+++ SUPPLIED INFORMATION
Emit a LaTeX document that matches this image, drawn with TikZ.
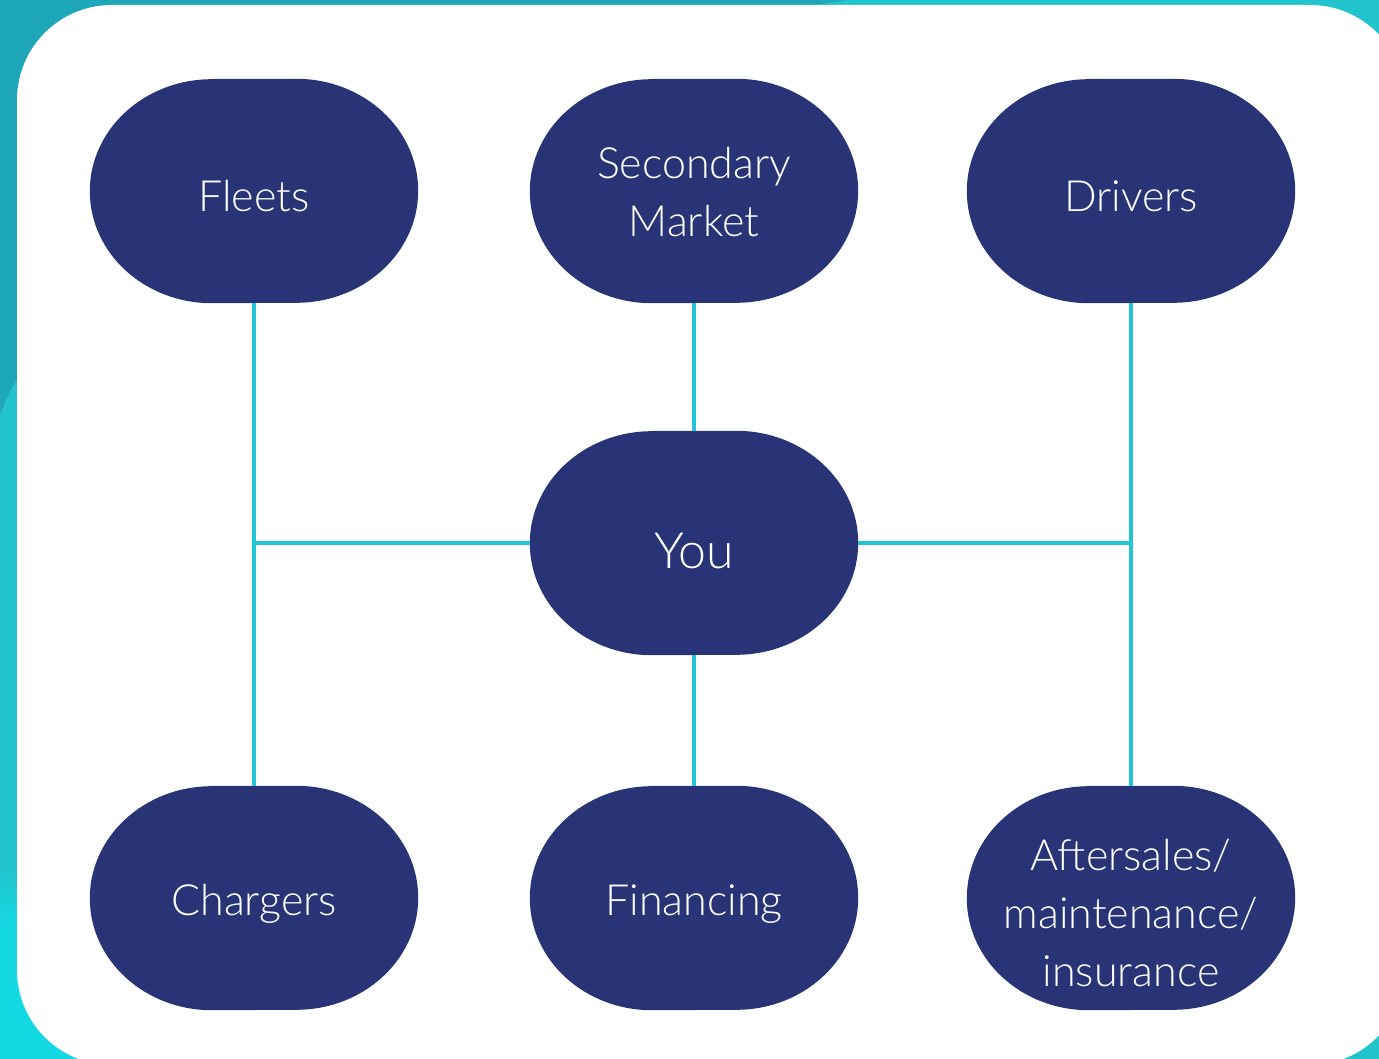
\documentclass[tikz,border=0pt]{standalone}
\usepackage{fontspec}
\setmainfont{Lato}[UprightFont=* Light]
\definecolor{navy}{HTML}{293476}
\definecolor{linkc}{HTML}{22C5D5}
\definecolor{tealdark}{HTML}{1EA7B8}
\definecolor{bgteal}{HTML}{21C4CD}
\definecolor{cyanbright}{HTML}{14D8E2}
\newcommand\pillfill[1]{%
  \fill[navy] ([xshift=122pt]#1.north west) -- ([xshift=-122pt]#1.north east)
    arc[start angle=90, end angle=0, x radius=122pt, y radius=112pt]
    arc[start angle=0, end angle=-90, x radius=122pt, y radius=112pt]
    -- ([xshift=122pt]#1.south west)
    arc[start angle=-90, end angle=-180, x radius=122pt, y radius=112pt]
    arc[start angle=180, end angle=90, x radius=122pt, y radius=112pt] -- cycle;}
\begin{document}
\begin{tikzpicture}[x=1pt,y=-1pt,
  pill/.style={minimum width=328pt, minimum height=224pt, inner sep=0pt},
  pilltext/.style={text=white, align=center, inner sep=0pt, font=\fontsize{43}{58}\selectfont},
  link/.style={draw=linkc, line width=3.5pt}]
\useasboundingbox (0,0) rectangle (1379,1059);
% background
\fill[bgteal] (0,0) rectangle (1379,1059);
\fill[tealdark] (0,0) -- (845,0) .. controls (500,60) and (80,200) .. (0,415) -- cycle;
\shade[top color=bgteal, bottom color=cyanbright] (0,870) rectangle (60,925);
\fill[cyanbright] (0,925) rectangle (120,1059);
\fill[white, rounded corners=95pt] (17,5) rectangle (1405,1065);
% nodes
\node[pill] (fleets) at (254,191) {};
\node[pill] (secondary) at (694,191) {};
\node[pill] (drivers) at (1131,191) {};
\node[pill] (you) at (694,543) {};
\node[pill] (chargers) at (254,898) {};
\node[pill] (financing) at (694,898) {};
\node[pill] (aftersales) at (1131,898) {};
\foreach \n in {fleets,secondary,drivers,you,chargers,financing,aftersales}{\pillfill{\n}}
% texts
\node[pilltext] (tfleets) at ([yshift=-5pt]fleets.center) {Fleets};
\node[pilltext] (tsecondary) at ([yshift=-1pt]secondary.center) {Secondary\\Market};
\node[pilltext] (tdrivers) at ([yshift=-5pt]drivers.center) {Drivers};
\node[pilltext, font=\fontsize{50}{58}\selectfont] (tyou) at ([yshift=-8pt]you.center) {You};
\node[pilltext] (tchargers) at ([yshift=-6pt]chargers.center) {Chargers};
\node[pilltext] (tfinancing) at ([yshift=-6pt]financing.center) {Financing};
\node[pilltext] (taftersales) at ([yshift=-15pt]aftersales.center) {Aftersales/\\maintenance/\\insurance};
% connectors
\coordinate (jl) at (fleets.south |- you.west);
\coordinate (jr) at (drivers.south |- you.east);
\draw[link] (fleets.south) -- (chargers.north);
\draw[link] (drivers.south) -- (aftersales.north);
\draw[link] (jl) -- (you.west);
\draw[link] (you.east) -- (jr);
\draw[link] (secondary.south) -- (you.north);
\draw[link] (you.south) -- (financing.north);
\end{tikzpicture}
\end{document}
++++++
Produce an exact copy of each line of data, skipping embedded images.

_EXERCISE RESULT_.
Emit a LaTeX document that matches this image, drawn with TikZ.
\documentclass[tikz,border=0pt]{standalone}
\usepackage{fontspec}
\setmainfont{Lato}[UprightFont=* Light]
\definecolor{navy}{HTML}{293476}
\definecolor{linkc}{HTML}{22C5D5}
\definecolor{tealdark}{HTML}{1EA7B8}
\definecolor{bgteal}{HTML}{21C4CD}
\definecolor{cyanbright}{HTML}{14D8E2}
\newcommand\pillfill[1]{%
  \fill[navy] ([xshift=122pt]#1.north west) -- ([xshift=-122pt]#1.north east)
    arc[start angle=90, end angle=0, x radius=122pt, y radius=112pt]
    arc[start angle=0, end angle=-90, x radius=122pt, y radius=112pt]
    -- ([xshift=122pt]#1.south west)
    arc[start angle=-90, end angle=-180, x radius=122pt, y radius=112pt]
    arc[start angle=180, end angle=90, x radius=122pt, y radius=112pt] -- cycle;}
\begin{document}
\begin{tikzpicture}[x=1pt,y=-1pt,
  pill/.style={minimum width=328pt, minimum height=224pt, inner sep=0pt},
  pilltext/.style={text=white, align=center, inner sep=0pt, font=\fontsize{43}{58}\selectfont},
  link/.style={draw=linkc, line width=3.5pt}]
\useasboundingbox (0,0) rectangle (1379,1059);
% background
\fill[bgteal] (0,0) rectangle (1379,1059);
\fill[tealdark] (0,0) -- (845,0) .. controls (500,60) and (80,200) .. (0,415) -- cycle;
\shade[top color=bgteal, bottom color=cyanbright] (0,870) rectangle (60,925);
\fill[cyanbright] (0,925) rectangle (120,1059);
\fill[white, rounded corners=95pt] (17,5) rectangle (1405,1065);
% nodes
\node[pill] (fleets) at (254,191) {};
\node[pill] (secondary) at (694,191) {};
\node[pill] (drivers) at (1131,191) {};
\node[pill] (you) at (694,543) {};
\node[pill] (chargers) at (254,898) {};
\node[pill] (financing) at (694,898) {};
\node[pill] (aftersales) at (1131,898) {};
\foreach \n in {fleets,secondary,drivers,you,chargers,financing,aftersales}{\pillfill{\n}}
% texts
\node[pilltext] (tfleets) at ([yshift=-5pt]fleets.center) {Fleets};
\node[pilltext] (tsecondary) at ([yshift=-1pt]secondary.center) {Secondary\\Market};
\node[pilltext] (tdrivers) at ([yshift=-5pt]drivers.center) {Drivers};
\node[pilltext, font=\fontsize{50}{58}\selectfont] (tyou) at ([yshift=-8pt]you.center) {You};
\node[pilltext] (tchargers) at ([yshift=-6pt]chargers.center) {Chargers};
\node[pilltext] (tfinancing) at ([yshift=-6pt]financing.center) {Financing};
\node[pilltext] (taftersales) at ([yshift=-15pt]aftersales.center) {Aftersales/\\maintenance/\\insurance};
% connectors
\coordinate (jl) at (fleets.south |- you.west);
\coordinate (jr) at (drivers.south |- you.east);
\draw[link] (fleets.south) -- (chargers.north);
\draw[link] (drivers.south) -- (aftersales.north);
\draw[link] (jl) -- (you.west);
\draw[link] (you.east) -- (jr);
\draw[link] (secondary.south) -- (you.north);
\draw[link] (you.south) -- (financing.north);
\end{tikzpicture}
\end{document}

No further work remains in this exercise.